By Charles Johnson
Atheneum. 209 pp. $17.95
CHARLES JOHNSON's third novel, Middle Passage, is a curious romp through 19th-century America. Written in the form of a ship's log, the novel recounts the misadventures of Rutherford Calhoun, a former slave, a thief and ne'er-do-well from southern Illinois who journeys to New Orleans after having been manumitted by his master -- only to find himself ensnared by the unattractive Isadora Bailey, who is eager for marriage, and by bad debts and petty crimes that have caught up with him. He escapes by stowing away on the Republic, a barely sea-worthy vessel captained by Ebenezer Falcon who has fallen out of favor with his crew of misfits. The ship turns out to be a slaver en route to Bangalang in West Africa where the Allmuseri (a pun on "all misery") people will be the principal cargo.
Although he fails to react to his predicament with sufficient horror or any feeling whatsoever (indeed, he knows the ship's mission before he slips aboard), Calhoun, who belongs to the literary type of the amoral rogue, becomes a pawn in the dispute between crew and captain and, worse, an accomplice to the slave trade. Calhoun's awareness of this dilemma offers neither tragic insight nor the comic relief one expects from good satire. Before the planned mutiny can erupt, the enslaved Africans stage their own successful rebellion and gain control of the ship.
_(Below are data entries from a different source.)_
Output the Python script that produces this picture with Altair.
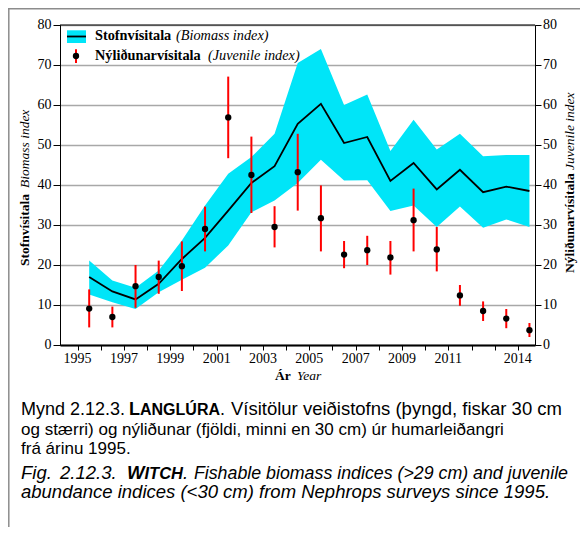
import altair as alt
import pandas as pd

# ---------------- data ----------------
years = list(range(1995, 2015))
biomass = [17.0, 13.4, 11.4, 15.3, 21.5, 26.8, 33.6, 40.5, 44.7, 55.3,
           60.3, 50.5, 52.0, 41.0, 45.5, 38.9, 43.8, 38.2, 39.6, 38.5]
bio_low = [12.6, 10.7, 9.0, 13.2, 16.3, 19.3, 24.9, 33.2, 36.1, 40.5,
           46.3, 41.1, 41.2, 33.5, 34.9, 29.5, 34.6, 29.3, 31.4, 29.5]
bio_high = [21.1, 16.1, 14.3, 18.6, 26.1, 34.9, 42.8, 47.0, 52.8, 70.5,
            74.0, 60.0, 62.6, 48.5, 56.3, 48.9, 52.8, 47.2, 47.5, 47.5]
juvenile = [9.1, 7.0, 14.7, 17.0, 19.7, 29.0, 56.9, 42.5, 29.5, 43.2,
            31.7, 22.6, 23.7, 21.9, 31.2, 23.9, 12.4, 8.5, 6.6, 3.7]
juv_low = [4.4, 4.4, 9.3, 12.8, 13.5, 23.4, 46.7, 33.0, 24.4, 33.6,
           23.4, 19.2, 20.0, 17.6, 23.4, 18.4, 9.8, 6.0, 4.2, 2.0]
juv_high = [13.9, 9.6, 20.0, 21.1, 25.9, 34.6, 67.1, 52.1, 34.7, 52.8,
            39.9, 26.0, 27.3, 26.0, 39.1, 29.5, 15.0, 10.9, 9.0, 5.5]
tick_years = list(range(1995, 2015))
labeled_years = [1995, 1997, 1999, 2001, 2003, 2005, 2007, 2009, 2011, 2014]
y_ticks = [0, 10, 20, 30, 40, 50, 60, 70, 80]

df = pd.DataFrame({
    "yr": [y + 0.5 for y in years],
    "bio": biomass, "blo": bio_low, "bhi": bio_high,
    "juv": juvenile, "jlo": juv_low, "jhi": juv_high,
})
xlab_df = pd.DataFrame({"yr": labeled_years, "lab": [str(v) for v in labeled_years]})
ylab_df = pd.DataFrame({"v": y_ticks, "lab": [str(v) for v in y_ticks]})
dummy = pd.DataFrame({"a": [0]})

SERIF = "Liberation Serif"
SANS = "Liberation Sans"
CYAN = "#00E5F8"
RED = "#FF0000"
GRID = "#A8A8A8"

W, H = 475, 320

xscale = alt.Scale(domain=[1994.24, 2014.74], nice=False, zero=False)
yscale = alt.Scale(domain=[0, 80], nice=False, zero=True)

xaxis = alt.Axis(values=tick_years, title=None, grid=False, tickSize=5,
                 tickColor="black", domainColor="black", domainWidth=2,
                 labels=False)
xenc = alt.X("yr:Q", scale=xscale, axis=xaxis)

left_axis = alt.Axis(values=y_ticks, title=None, orient="left", grid=True,
                     gridColor=GRID, gridWidth=1.5, tickSize=7,
                     tickColor="black", domainColor="black", labels=False)
right_axis = alt.Axis(values=y_ticks, title=None, orient="right", grid=False,
                      tickSize=6, tickColor="black", domainColor="black",
                      labels=False)

band = alt.Chart(df).mark_area(color=CYAN, opacity=1).encode(
    x=xenc, y=alt.Y("blo:Q", scale=yscale, axis=left_axis), y2="bhi:Q")
line = alt.Chart(df).mark_line(color="black", strokeWidth=1.8).encode(
    x=xenc, y=alt.Y("bio:Q", scale=yscale, axis=None))
err = alt.Chart(df).mark_rule(color=RED, strokeWidth=2).encode(
    x=xenc, y=alt.Y("jlo:Q", scale=yscale, axis=None), y2="jhi:Q")
pts = alt.Chart(df).mark_circle(color="black", size=40, opacity=1).encode(
    x=xenc, y=alt.Y("juv:Q", scale=yscale, axis=right_axis))

# tick labels (serif), placed through the same scales
xlabels = alt.Chart(xlab_df).mark_text(
    font=SERIF, fontSize=14, color="black", baseline="middle", align="center"
).encode(x=alt.X("yr:Q", scale=xscale, axis=xaxis), y=alt.value(H + 13.5),
         text="lab:N")
ylabels_l = alt.Chart(ylab_df).mark_text(
    font=SERIF, fontSize=14, color="black", baseline="middle", align="right"
).encode(y=alt.Y("v:Q", scale=yscale, axis=None), x=alt.value(-8.5),
         text="lab:N")
ylabels_r = alt.Chart(ylab_df).mark_text(
    font=SERIF, fontSize=14, color="black", baseline="middle", align="left"
).encode(y=alt.Y("v:Q", scale=yscale, axis=None), x=alt.value(W + 8),
         text="lab:N")

top_border = alt.Chart(dummy).mark_rule(color="black", strokeWidth=1).encode(
    x=alt.value(0), x2=alt.value(W), y=alt.value(0))


def txt(s, x, y, size=14, weight="normal", style="normal", font=SERIF,
        angle=0, baseline="middle", align="left"):
    return alt.Chart(dummy).mark_text(
        text=s, font=font, fontSize=size, fontWeight=weight, fontStyle=style,
        angle=angle, baseline=baseline, align=align, color="black"
    ).encode(x=alt.value(x), y=alt.value(y))


# legend (drawn by hand)
leg_rect = alt.Chart(dummy).mark_rect(color=CYAN).encode(
    x=alt.value(7), x2=alt.value(26), y=alt.value(5.3), y2=alt.value(18))
leg_line = alt.Chart(dummy).mark_rule(color="black", strokeWidth=1.8).encode(
    x=alt.value(7), x2=alt.value(26), y=alt.value(11.5))
leg_err = alt.Chart(dummy).mark_rule(color=RED, strokeWidth=2).encode(
    x=alt.value(16), y=alt.value(24.3), y2=alt.value(38))
leg_pt = alt.Chart(dummy).mark_circle(color="black", size=40, opacity=1).encode(
    x=alt.value(16), y=alt.value(31))

LEG = 14.3
legend_texts = [
    txt("Stofnvísitala", 35, 11, LEG, "bold"),
    txt("(Biomass index)", 116, 11, LEG, style="italic"),
    txt("Nýliðunarvísitala", 35, 31, LEG, "bold"),
    txt("(Juvenile index)", 148, 31, LEG, style="italic"),
]

# axis titles
AT = 13.5
axis_titles = [
    txt("Stofnvísitala", -35, 241, AT, "bold", angle=270),
    txt("Biomass index", -35, 163, AT, style="italic", angle=270),
    txt("Nýliðunarvísitala", 510, 248, AT, "bold", angle=270),
    txt("Juvenile index", 510, 145, AT, style="italic", angle=270),
    txt("Ár", 215, 351, AT, "bold"),
    txt("Year", 237, 351, AT, style="italic"),
]

# caption (page x minus 60, page y minus 25)
CX = -39
B1, B2, B3, B4, B5 = 390, 409.5, 429, 453.5, 473.3
caption = [
    txt("Mynd 2.12.3.", CX, B1, 18, font=SANS, baseline="alphabetic"),
    txt("L", 69, B1, 18, "bold", font=SANS, baseline="alphabetic"),
    txt("ANGLÚRA", 80, B1, 16, "bold", font=SANS, baseline="alphabetic"),
    txt(".", 160, B1, 18, font=SANS, baseline="alphabetic"),
    txt("Vísitölur veiðistofns (þyngd, fiskar 30 cm", 502, B1, 18.5,
        font=SANS, baseline="alphabetic", align="right"),
    txt("og stærri) og nýliðunar (fjöldi, minni en 30 cm) úr humarleiðangri",
        CX, B2, 17, font=SANS, baseline="alphabetic"),
    txt("frá árinu 1995.", CX, B3, 17, font=SANS, baseline="alphabetic"),
    txt("Fig.", CX, B4, 18.5, style="italic", font=SANS, baseline="alphabetic"),
    txt("2.12.3.", 0, B4, 18.5, style="italic", font=SANS,
        baseline="alphabetic"),
    txt("W", 67, B4, 18.5, "bold", "italic", font=SANS, baseline="alphabetic"),
    txt("ITCH", 84.5, B4, 16.5, "bold", "italic", font=SANS,
        baseline="alphabetic"),
    txt(".", 123, B4, 18.5, style="italic", font=SANS, baseline="alphabetic"),
    txt("Fishable biomass indices (>29 cm) and juvenile", 508, B4, 17.8,
        style="italic", font=SANS, baseline="alphabetic", align="right"),
    txt("abundance indices (<30 cm) from Nephrops surveys since 1995.", CX,
        B5, 18.5, style="italic", font=SANS, baseline="alphabetic"),
]

# outer frame lines (gray)
frame_left = alt.Chart(dummy).mark_rule(color="#8C8C8C", strokeWidth=1.5).encode(
    x=alt.value(-51.2), y=alt.value(-17), y2=alt.value(502))
frame_top = alt.Chart(dummy).mark_rule(color="#8C8C8C", strokeWidth=1.5).encode(
    x=alt.value(-52), x2=alt.value(520), y=alt.value(-16.2))

chart = alt.layer(
    band, line, err, pts, top_border, xlabels, ylabels_l, ylabels_r,
    leg_rect, leg_line, leg_err, leg_pt,
    *legend_texts, *axis_titles, *caption,
    frame_left, frame_top,
).resolve_scale(y="independent").properties(
    width=W, height=H,
    autosize=alt.AutoSizeParams(type="none"),
    padding={"left": 52, "top": 17, "right": 45, "bottom": 182},
).configure_view(stroke="black", strokeWidth=1)

chart.save("out.html", embed_options={"renderer": "svg", "actions": False})
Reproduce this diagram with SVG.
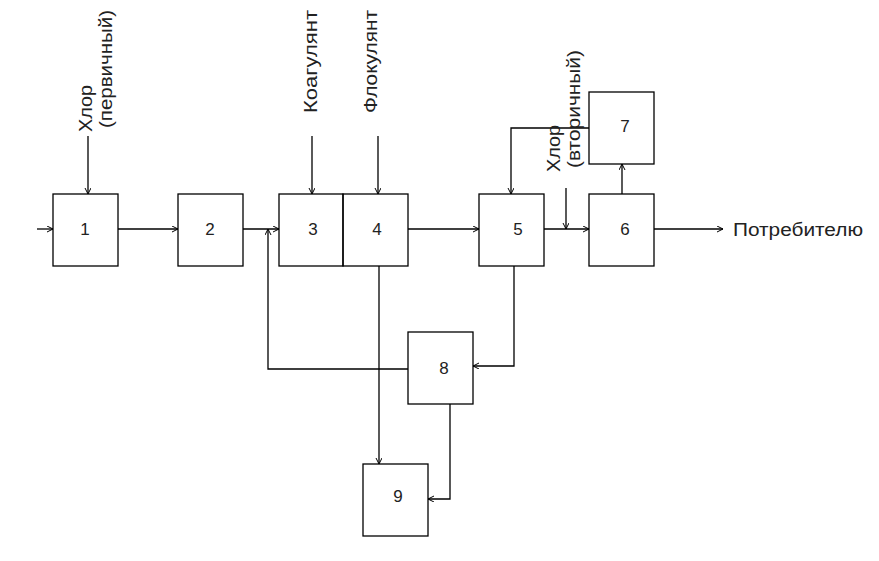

Middle Passage reflects the same fascination with history and narrative as Johnson's previous novels, Faith and the Good Thing and Oxherding Tale. Oxherding Tale plays upon the slave narrative and demands the manumission of readers and writers alike from the constraints of the first-person viewpoint. That novel begins with a single joke: Master and slave in a drunken revel decide to swap wives. Andrew Hawkins, born from this confusion, is raised a slave until he escapes bondage. Middle Passage ventures into this same period of history and play but fares less well. Here, the single joke (former slave stowaway on a slaveship) does not support the novel's plot. The novel remains unsure of its tone and direction, falling short of seriousness or high comedy. It lacks the brilliant, sustained, outrageous humor of Ishmael Reed's Flight to Canada or the compelling seriousness of Sherley Ann William's Dessa Rose. And for all of Johnson's inclusion of references to Kant and Thomist theology (Calhoun was raised in such an intellectual household, you see), he never broadens our understanding of the elusive past and its presence in contemporary letters the way, say, Toni Morrison's Beloved demands a total re-reading of history. MANY African-American novelists in recent years have wrestled with the past and the power of historical imagination. They have loosened the stranglehold of popular stereotypes and, at the same time, have poked good-natured fun at history's uncanny ability to repeat itself. Johnson's Middle Passage is part of a larger quest to save us from our self-induced cultural amnesia by recovering a lost history and examining its impact on us today. Yet Johnson relies on so many received texts and situations that he loses his own. Scenes that recall Melville's Moby-Dick abound, and Johnson even borrows characters such as Babo, Atufal and Delano from Melville's classic tale "Benito Cereno." The situation of reverse navigation (towards Africa by day, America by night) draws from period accounts of Cinque's rebellion aboard the Amistad.
These elements of 19th-century American fiction and history are all present in Middle Passage but without the necessary critique and playfulness usually present in satire or parody. Johnson's language ranges from the anachronistic cliche ("What's a nice girl like her doing in a city like this?") to near eloquence: "Standing aft, looking back at the glittering lights ashore, I had an odd sensation, difficult to explain, that I'd boarded not a ship but a kind of fantastic, floating Black Maria, a wooden sepulcher whose timbers moaned with the memory of too many runs of black gold between the New World and Old." Yet Johnson hasn't brought us closer to Rutherford Calhoun because the protagonist himself takes nothing seriously enough to sustain the reader's empathy with his unwieldy predicament or to share his absurd delight in confronting such an unruly past. Melvin Dixon's most recent book is the novel "Trouble the Water."